The Hertz Corporation must look at AMC Entertainment and wonder what might have been. Hertz, pummelled in the early weeks of pandemic, filed for Chapter 11 bankruptcy in May last year. However, in the weeks afterwards, its shares surprisingly rallied around 800 per cent amid a surge of buying by retail traders on the Robinhood app.

The company quickly received court approval to take advantage of its quirky trading to sell new shares where proceeds would partially fund its restructuring. Ultimately it proved all for naught as the US Securities and Exchange Commission declined to sign off on the risk disclosures made to investors. Hertz would never sell its shares, instead moving on to an expensive senior loan.

Meanwhile, the cinema chain AMC has arguably been hammered at least as much by stay-at-home orders as Hertz. In its most recent quarter, AMC’s recently stated that its US attendance is down 91 per cent year-over-year. To stay afloat the company has executed a series of financial engineering manoeuvres including debt issuances and swaps. But it also has sold $250m worth of stock in recent months.

AMC in its disclosures has even broached the possibility of a bankruptcy filing and warned that stockholders “would likely suffer a total loss of their investment”. However, the SEC, unlike in the case of Hertz, has not objected despite the similar plights of the two companies. The key distinction between the two: Hertz has formally entered bankruptcy, a decision that has constrained its options to raise cheap financing just when it needs it most.

Given its efficiency and fairness, the American Chapter 11 process in many ways is the envy of the world. But the Hertz saga has some experts wondering if change is needed to enhance the system.

For those making a risky bet on Hertz shares after its bankruptcy, the worry was less that its equity would remain worthless forever. Rather, bankruptcy law triggered the “absolute priority rule”. According to this standard, every creditor at the end of the bankruptcy stint must be repaid 100 cents on the dollar before any lower-ranked claimholder can receive a penny of recovery. Hertz’s shareholders would have had to hope that the company’s prospects recovered quickly enough to pay off its creditors before the bankruptcy ended in a year or 18 months.

Analysts at the research firm CreditSights have estimated that the most junior Hertz debt, which is trading at under 50 cents, will be impaired in the restructuring aimed at being completed this year.

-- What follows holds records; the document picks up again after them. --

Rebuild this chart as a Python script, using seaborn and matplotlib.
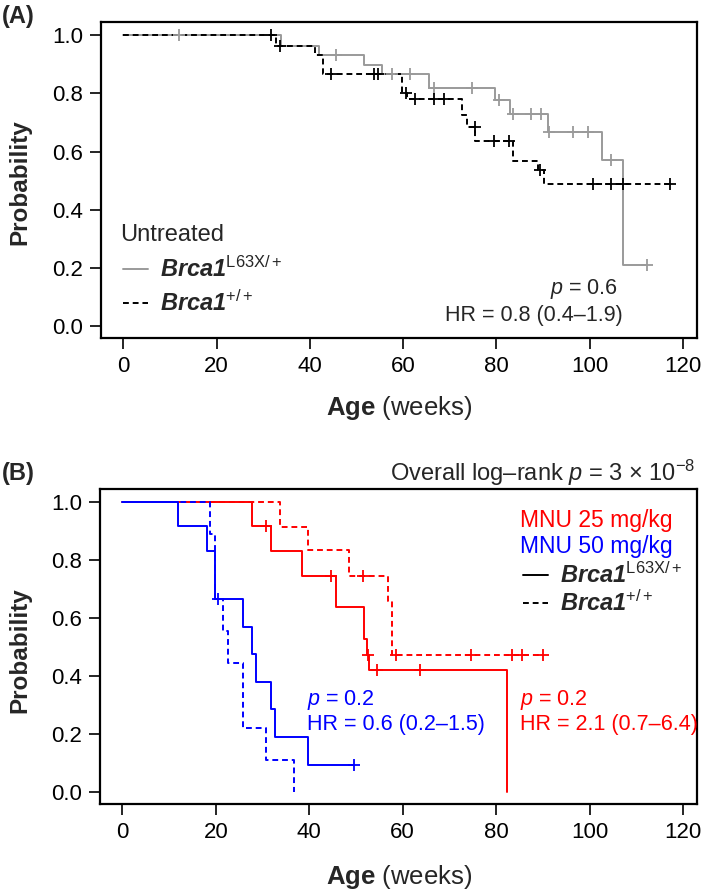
import matplotlib
matplotlib.use("Agg")
import matplotlib.pyplot as plt
import numpy as np
import seaborn as sns
from matplotlib.lines import Line2D

# ---- data (weeks, survival probability) ----
# (A) untreated
a_mut_times = [33.8, 42.0, 51.7, 55.5, 65.5, 79.6, 82.8, 91.0, 102.6, 107.2]
a_mut_surv = [0.964, 0.93, 0.898, 0.865, 0.82, 0.777, 0.73, 0.668, 0.572, 0.21]
a_mut_cens = [12.0, 45.5, 57.7, 61.5, 66.6, 74.7, 80.6, 83.6, 87.4, 89.6, 91.3, 96.4, 99.6, 104.5, 112.3]

a_wt_times = [32.8, 41.0, 42.8, 59.8, 60.9, 72.6, 73.6, 75.5, 83.6, 89.0, 90.2]
a_wt_surv = [0.964, 0.93, 0.865, 0.80, 0.78, 0.727, 0.684, 0.635, 0.569, 0.536, 0.49]
a_wt_cens = [31.7, 33.5, 44.5, 53.8, 54.5, 60.6, 62.6, 66.6, 68.7, 75.3, 79.4, 82.6, 89.4,
             100.6, 104.5, 107.2, 117.2]

# (B) MNU 50 mg/kg
b50_mut_times = [12.0, 18.0, 19.9, 25.9, 27.8, 28.7, 31.9, 32.7, 39.8]
b50_mut_surv = [0.917, 0.833, 0.667, 0.571, 0.476, 0.381, 0.286, 0.19, 0.095]
b50_mut_cens = [20.5, 49.6]

b50_wt_times = [18.8, 19.9, 21.6, 22.7, 25.9, 30.8, 36.8]
b50_wt_surv = [0.889, 0.667, 0.556, 0.444, 0.222, 0.111, 0.0]
b50_wt_cens = []

# (B) MNU 25 mg/kg
b25_mut_times = [27.8, 31.7, 38.5, 45.8, 51.8, 52.3, 52.8, 82.4]
b25_mut_surv = [0.917, 0.833, 0.745, 0.64, 0.53, 0.474, 0.423, 0.0]
b25_mut_cens = [30.8, 44.7, 52.5, 54.5, 63.7]

b25_wt_times = [33.8, 39.8, 48.6, 56.9, 57.8]
b25_wt_surv = [0.915, 0.836, 0.747, 0.659, 0.474]
b25_wt_cens = [51.6, 58.5, 74.7, 83.4, 85.6, 90.1]

x_ticks = [0, 20, 40, 60, 80, 100, 120]
y_ticks = [0.0, 0.2, 0.4, 0.6, 0.8, 1.0]

sns.set_theme(style="ticks")
plt.rcParams["font.family"] = ["Liberation Sans", "DejaVu Sans"]
plt.rcParams["mathtext.fontset"] = "custom"
plt.rcParams["mathtext.rm"] = "Liberation Sans"
plt.rcParams["mathtext.it"] = "Liberation Sans:italic"
plt.rcParams["mathtext.bf"] = "Liberation Sans:bold"
plt.rcParams["mathtext.bfit"] = "Liberation Sans:italic:bold"
plt.rcParams["axes.edgecolor"] = "black"
plt.rcParams["xtick.color"] = "black"
plt.rcParams["ytick.color"] = "black"

GRAY = "#9a9a9a"
W, H = 709, 896


def km_curve(ax, times, surv, cens, color, dashed=False):
    end = max(times + cens)
    t = [0.0] + times
    s = [1.0] + surv
    if end > times[-1]:
        t.append(end)
        s.append(surv[-1])
    sns.lineplot(x=t, y=s, drawstyle="steps-post", estimator=None, sort=False,
                 color=color, linewidth=1.4, ax=ax)
    if dashed:
        ax.lines[-1].set_dashes([3, 2])
    if cens:
        # censor marks sit on the step function
        cy = [s[np.searchsorted(t, c, side="right") - 1] for c in cens]
        sns.scatterplot(x=cens, y=cy, marker="+", s=70, color=color,
                        linewidth=1.3, ax=ax, zorder=3)


def style_axes(ax):
    ax.set_xlim(-4.8, 123)
    ax.set_ylim(-0.04, 1.045)
    ax.set_xticks(x_ticks)
    ax.set_yticks(y_ticks)
    ax.set_yticklabels([f"{v:.1f}" for v in y_ticks])
    ax.tick_params(labelsize=16, length=8, width=1.2, pad=5)
    for sp in ax.spines.values():
        sp.set_visible(True)
        sp.set_linewidth(1.6)
    ax.set_xlabel("")
    ax.set_ylabel("")


def ftext(x, y, s, **kw):
    fig.text(x / W, 1 - y / H, s, **kw)


def fline(x0, x1, y, color, dashed=False):
    ln = Line2D([x0 / W, x1 / W], [1 - y / H, 1 - y / H], color=color, linewidth=1.4,
                transform=fig.transFigure)
    if dashed:
        ln.set_dashes([3, 2])
    fig.add_artist(ln)


fig = plt.figure(figsize=(7.09, 8.96), dpi=100)
axA = fig.add_axes([101 / W, 1 - 338 / H, (697 - 101) / W, (338 - 22) / H])
axB = fig.add_axes([100 / W, 1 - 804 / H, (697 - 100) / W, (804 - 489) / H])

# ---- panel A ----
km_curve(axA, a_mut_times, a_mut_surv, a_mut_cens, GRAY)
km_curve(axA, a_wt_times, a_wt_surv, a_wt_cens, "black", dashed=True)
style_axes(axA)

ftext(2, 17, "(A)", fontsize=17, fontweight="bold", va="center")
ftext(20, 182, "Probability", fontsize=17.5, fontweight="bold", rotation=90,
      ha="center", va="center")
ftext(399, 408, r"$\mathbf{Age}$ (weeks)", fontsize=18.5, ha="center", va="center")
ftext(120, 235, "Untreated", fontsize=17, va="center")
fline(123, 148, 269, GRAY)
ftext(160, 269, r"$\mathbfit{Brca1}^{\mathrm{L63X/+}}$", fontsize=17, va="center")
fline(123, 148, 303, "black", dashed=True)
ftext(160, 303, r"$\mathbfit{Brca1}^{\mathrm{+/+}}$", fontsize=17, va="center")
ftext(618, 289, r"$\mathit{p}$ = 0.6", fontsize=15.5, ha="right", va="center")
ftext(623, 316, "HR = 0.8 (0.4–1.9)", fontsize=15.5, ha="right", va="center")

# ---- panel B ----
km_curve(axB, b25_mut_times, b25_mut_surv, b25_mut_cens, "red")
km_curve(axB, b25_wt_times, b25_wt_surv, b25_wt_cens, "red", dashed=True)
km_curve(axB, b50_mut_times, b50_mut_surv, b50_mut_cens, "blue")
km_curve(axB, b50_wt_times, b50_wt_surv, b50_wt_cens, "blue", dashed=True)
style_axes(axB)

ftext(2, 473, "(B)", fontsize=17, fontweight="bold", va="center")
ftext(695, 473, r"Overall log–rank $\mathit{p}$ = 3 × 10$^{\mathrm{−8}}$", fontsize=17,
      ha="right", va="center")
ftext(20, 650, "Probability", fontsize=17.5, fontweight="bold", rotation=90,
      ha="center", va="center")
ftext(399, 877, r"$\mathbf{Age}$ (weeks)", fontsize=18.5, ha="center", va="center")
ftext(520, 520, "MNU 25 mg/kg", fontsize=16.5, color="red", va="center")
ftext(520, 547, "MNU 50 mg/kg", fontsize=16.5, color="blue", va="center")
fline(523, 548, 575, "black")
ftext(560, 575, r"$\mathbfit{Brca1}^{\mathrm{L63X/+}}$", fontsize=17, va="center")
fline(523, 548, 603, "black", dashed=True)
ftext(560, 603, r"$\mathbfit{Brca1}^{\mathrm{+/+}}$", fontsize=17, va="center")
ftext(307, 700, r"$\mathit{p}$ = 0.2", fontsize=15.5, color="blue", va="center")
ftext(307, 724, "HR = 0.6 (0.2–1.5)", fontsize=15.5, color="blue", va="center")
ftext(520, 700, r"$\mathit{p}$ = 0.2", fontsize=15.5, color="red", va="center")
ftext(520, 724, "HR = 2.1 (0.7–6.4)", fontsize=15.5, color="red", va="center")

fig.savefig("out.png", dpi=100)
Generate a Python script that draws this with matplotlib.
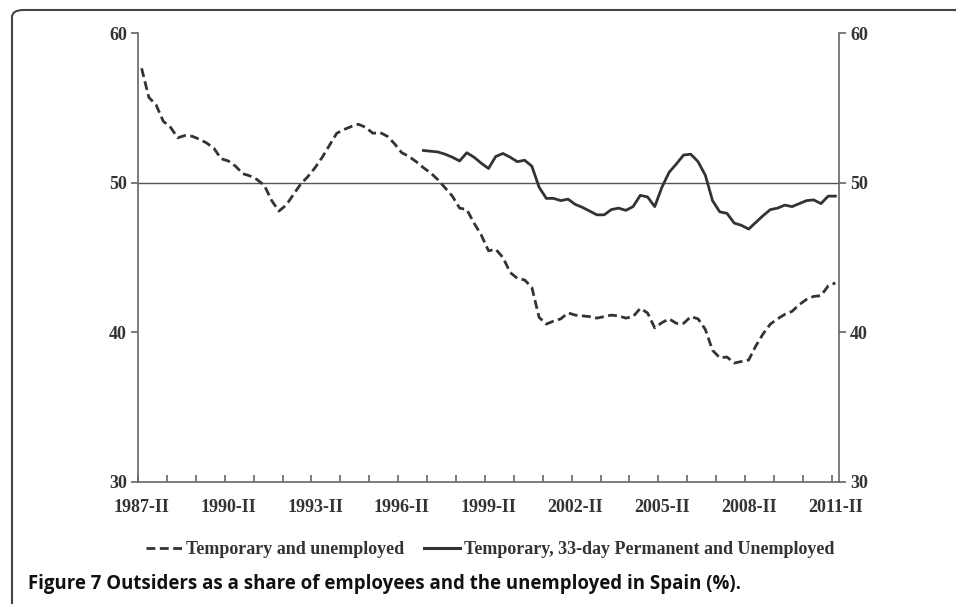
import matplotlib
matplotlib.use("Agg")
import matplotlib.pyplot as plt
from matplotlib.patches import FancyBboxPatch
from matplotlib.lines import Line2D
import numpy as np

# Quarters 1987-II .. 2011-II
quarters = []
for yr in range(1987, 2012):
    for q in ["I", "II", "III", "IV"]:
        quarters.append(f"{yr}-{q}")
quarters = quarters[1:quarters.index("2011-II") + 1]

tick_labels = ["1987-II", "1990-II", "1993-II", "1996-II", "1999-II",
               "2002-II", "2005-II", "2008-II", "2011-II"]

temp_unemployed = [
    57.64, 55.7, 55.2, 54.1, 53.7, 53.0, 53.15, 53.1, 52.9, 52.65,
    52.3, 51.6, 51.45, 51.1, 50.6, 50.45, 50.2, 49.8, 48.8, 48.1,
    48.5, 49.2, 49.9, 50.4, 51.0, 51.7, 52.5, 53.3, 53.55, 53.75,
    53.9, 53.7, 53.3, 53.35, 53.1, 52.6, 52.0, 51.75, 51.4, 51.0,
    50.65, 50.2, 49.65, 49.1, 48.3, 48.2, 47.3, 46.5, 45.45, 45.55,
    45.0, 44.0, 43.6, 43.5, 43.0, 41.0, 40.55, 40.75, 40.9, 41.3,
    41.15, 41.1, 41.05, 40.95, 41.05, 41.15, 41.1, 40.95, 41.05, 41.6,
    41.3, 40.3, 40.65, 40.9, 40.6, 40.6, 41.05, 40.9, 40.2, 38.8,
    38.3, 38.35, 37.95, 38.05, 38.15, 39.1, 39.9, 40.55, 40.9, 41.2,
    41.4, 41.85, 42.2, 42.4, 42.45, 43.1, 43.3,
]

temp_33day_unemployed = [np.nan] * 39 + [
    52.15, 52.1, 52.05, 51.9, 51.7, 51.45, 52.0, 51.7, 51.3, 50.95,
    51.75, 51.95, 51.7, 51.4, 51.5, 51.1, 49.7, 48.95, 48.95, 48.8,
    48.9, 48.55, 48.35, 48.1, 47.85, 47.85, 48.2, 48.3, 48.15, 48.4,
    49.15, 49.05, 48.4, 49.7, 50.7, 51.25, 51.85, 51.9, 51.4, 50.5,
    48.8, 48.05, 47.95, 47.3, 47.15, 46.9, 47.35, 47.8, 48.2, 48.3,
    48.5, 48.4, 48.6, 48.8, 48.85, 48.6, 49.1, 49.1,
]

series_names = ["Temporary and unemployed",
                "Temporary, 33-day Permanent and Unemployed"]
caption = "Figure 7 Outsiders as a share of employees and the unemployed in Spain (%)."

W, H = 956, 604
fig = plt.figure(figsize=(W / 100, H / 100), dpi=100)
fig.patch.set_facecolor("white")

serif = ["Liberation Serif", "DejaVu Serif"]
ink = "#333333"
axc = "#666666"

ax = fig.add_axes([138 / W, 1 - 482 / H, (839 - 138) / W, (482 - 33) / H])
x = np.arange(len(quarters))
ax.plot(x, temp_unemployed, color=ink, lw=2.0, ls=(0, (3.2, 1.6)), zorder=3)
ax.plot(x, temp_33day_unemployed, color=ink, lw=2.0, ls="-", zorder=3)
ax.axhline(50, color="#555555", lw=1.0, zorder=2)

ax.set_xlim(-0.5, len(quarters) - 0.5)
ax.set_ylim(30, 60)

ax.spines["top"].set_visible(False)
for s in ["left", "right", "bottom"]:
    ax.spines[s].set_color(axc)
    ax.spines[s].set_linewidth(1.2)

ax.set_yticks([30, 40, 50, 60])
ax.tick_params(axis="y", which="both", left=True, right=True, labelleft=True,
               labelright=True, direction="out", length=5, width=1.2,
               color=axc, pad=3)
for lab in ax.get_yticklabels():
    lab.set_family(serif)
    lab.set_fontsize(13)
    lab.set_fontweight("bold")
    lab.set_color(ink)

pos = [quarters.index(t) for t in tick_labels]
ax.set_xticks(pos)
ax.set_xticklabels(tick_labels, family=serif, fontsize=13, fontweight="bold",
                   color=ink)
ax.tick_params(axis="x", which="major", length=0, pad=12)
ax.set_xticks(np.arange(-0.5, len(quarters) - 0.5, 4), minor=True)
ax.tick_params(axis="x", which="minor", direction="in", length=5, width=1.2,
               color=axc)

handles = [Line2D([], [], color=ink, lw=2.0, ls=(0, (3.2, 1.6))),
           Line2D([], [], color=ink, lw=2.2, ls="-")]
leg = fig.legend(handles, series_names, loc="center",
                 bbox_to_anchor=(490 / W, 1 - 550 / H), ncol=2, frameon=False,
                 prop={"family": serif, "size": 13, "weight": "bold"},
                 handlelength=2.0, handletextpad=0.2, columnspacing=1.1)
for t in leg.get_texts():
    t.set_color(ink)

fig.text(28 / W, 1 - 584 / H, caption, ha="left", va="center",
         family=["Open Sans", "DejaVu Sans"], fontweight="bold", fontsize=13.4,
         color="#111111")

border = FancyBboxPatch((12 / W, -0.05), 1.2, 1 - 10 / H + 0.05,
                        boxstyle="round,pad=0,rounding_size=0.012",
                        transform=fig.transFigure, fill=False,
                        edgecolor="#444444", lw=1.5, clip_on=False)
fig.patches.append(border)

fig.savefig("out.png", dpi=100)
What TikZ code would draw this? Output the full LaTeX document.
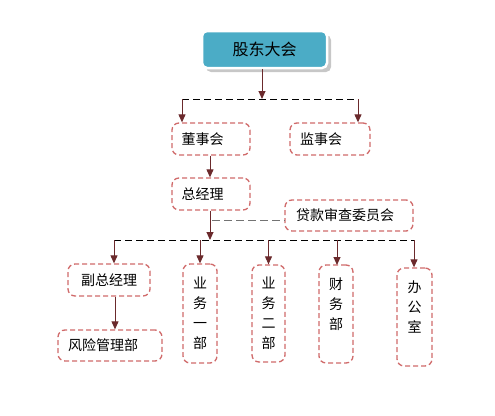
\documentclass[tikz,border=0pt]{standalone}
\usepackage{fontspec}
\setmainfont{Noto Sans CJK SC}
\usetikzlibrary{arrows.meta,positioning,calc}

\definecolor{teal1}{HTML}{4BACC6}
\definecolor{boxred}{HTML}{D06A6A}
\definecolor{arrred}{HTML}{6B2A2C}

\begin{document}
\begin{tikzpicture}[
  x=1pt, y=-1pt,
  font=\fontsize{14}{20}\selectfont,
  top/.style={draw=white, line width=2.5pt, rounded corners=5pt, fill=teal1, minimum width=125pt,
              minimum height=37pt, inner sep=0pt, font=\fontsize{16}{20}\selectfont},
  unit/.style={draw=boxred, line width=1.3pt, dash pattern=on 5pt off 3pt, rounded corners=7pt,
               fill=white, inner sep=0pt, align=center},
  pad/.style={execute at end node={\hspace*{#1}}},
  link/.style={draw=arrred, line width=1pt, -{Triangle[width=7pt,length=8pt]}},
  bus/.style={draw=black, line width=1pt, dash pattern=on 7pt off 4pt},
  side/.style={draw=black!55, line width=1.3pt, dash pattern=on 8pt off 4pt}
]
\useasboundingbox (0,0) rectangle (495,415);

% shareholders
\fill[black!22, rounded corners=5pt] (206,35) rectangle (331,72);
\node[top] (gd) at (264.5,49.5) {股东大会};

% board level
\node[unit, pad=17pt, minimum width=78pt, minimum height=32pt] (dsh) at (211,139) {董事会};
\node[unit, pad=18pt, minimum width=80pt, minimum height=32pt] (jsh) at (330,139) {监事会};
\node[unit, pad=17pt, minimum width=78pt, minimum height=32pt] (zjl) at (211,194) {总经理};
\node[unit, pad=8pt, minimum width=128pt, minimum height=31pt] (dkw) at (349,215.5) {贷款审查委员会};

% departments
\node[unit, minimum width=82pt, minimum height=32pt] (fzjl) at (109,280) {副总经理};
\node[unit, pad=14pt, minimum width=104pt, minimum height=31pt] (fxgl) at (110,345.5) {风险管理部};
\node[unit, minimum width=34pt, minimum height=99pt] (yw1) at (200,313.5) {业\\务\\一\\部};
\node[unit, minimum width=33pt, minimum height=97pt] (yw2) at (268.5,313.5) {业\\务\\二\\部};
\node[unit, minimum width=34pt, minimum height=98pt] (cwb) at (336,314) {财\\务\\部\\~};
\node[unit, minimum width=35pt, minimum height=98pt] (bgs) at (414.5,317) {办\\公\\室\\~};

% bus points
\coordinate (b1) at (262,99);
\coordinate (b1l) at (182,99);
\coordinate (b1r) at (358,99);
\coordinate (b2) at (210,240);
\coordinate (b2l) at (114,240);
\coordinate (b2r) at (414,240);
\coordinate (kw) at (212,220.5);

% connectors
\draw[bus] (b1l) -- (b1r);
\draw[link] (gd.south -| b1) -- (b1);
\draw[link] (b1l) -- (b1l |- dsh.north);
\draw[link] (b1r) -- (b1r |- jsh.north);
\draw[link] ($(dsh.south)+(-1,0)$) -- ($(zjl.north)+(-1,0)$);

\draw[side] (kw) -- (kw -| dkw.west);
\draw[bus] (b2l) -- (b2r);
\draw[link] (zjl.south -| b2) -- (b2);
\draw[link] (b2l) -- (b2l |- fzjl.north);
\draw[link] (yw1.north |- b2) -- (yw1.north);
\draw[link] (yw2.north |- b2) -- (yw2.north);
\draw[link] (337,240) -- (337,265);
\draw[link] (b2r) -- (b2r |- bgs.north);
\draw[link] (fzjl.south -| 115,0) -- (fxgl.north -| 115,0);
\end{tikzpicture}
\end{document}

As such, the absolute priority rule holds that shareholders, who rank below junior bondholders, will have their investment wiped out.

The absolute priority rule tends to shift power to senior creditors. Two University of Chicago professors, Anthony Casey and Joshua Macey, wrote in a recent paper about Hertz: “By giving senior investors significant control rights, the absolute priority rule reduces the likelihood that junior creditors and shareholders will provide new financing to a debtor in bankruptcy even if those investors place the highest value on the firm.”

Hertz argued that selling stock to willing buyers was a great deal for all parties in the case. It would have avoided having to pay interest or give up collateral that a loan would require. Moreover, since equity was at the bottom of the totem pole, Hertz creditors did not worry about being leapfrogged.

Profs Casey and Macey now argue for a new “relative priority” standard in Chapter 11 where junior creditors or equity holders would have a chance to wager on a sharp but unlikely turnround and such would be willing to provide cheaper financing in exchange. “Unlike absolute priority, relative priority allows junior investors to recover their option value even if senior creditors are not paid in full,” the pair write.

Absolute priority has persisted because it is straightforward and easy to apply. Departing from that could introduce complexity and weaken the rights of senior creditors.

AMC’s junior debt is trading at severely distressed levels. Those brave or foolish enough to buy its shares are betting the company will see a recovery before being forced to file for bankruptcy and reorganise.

Most companies try desperately to avoid bankruptcy and restructure out of court. The generic reasons are that it is highly expensive and time-consuming. With the Chapter 11 absolute priority rule, the process has proven even tougher for companies such as Hertz.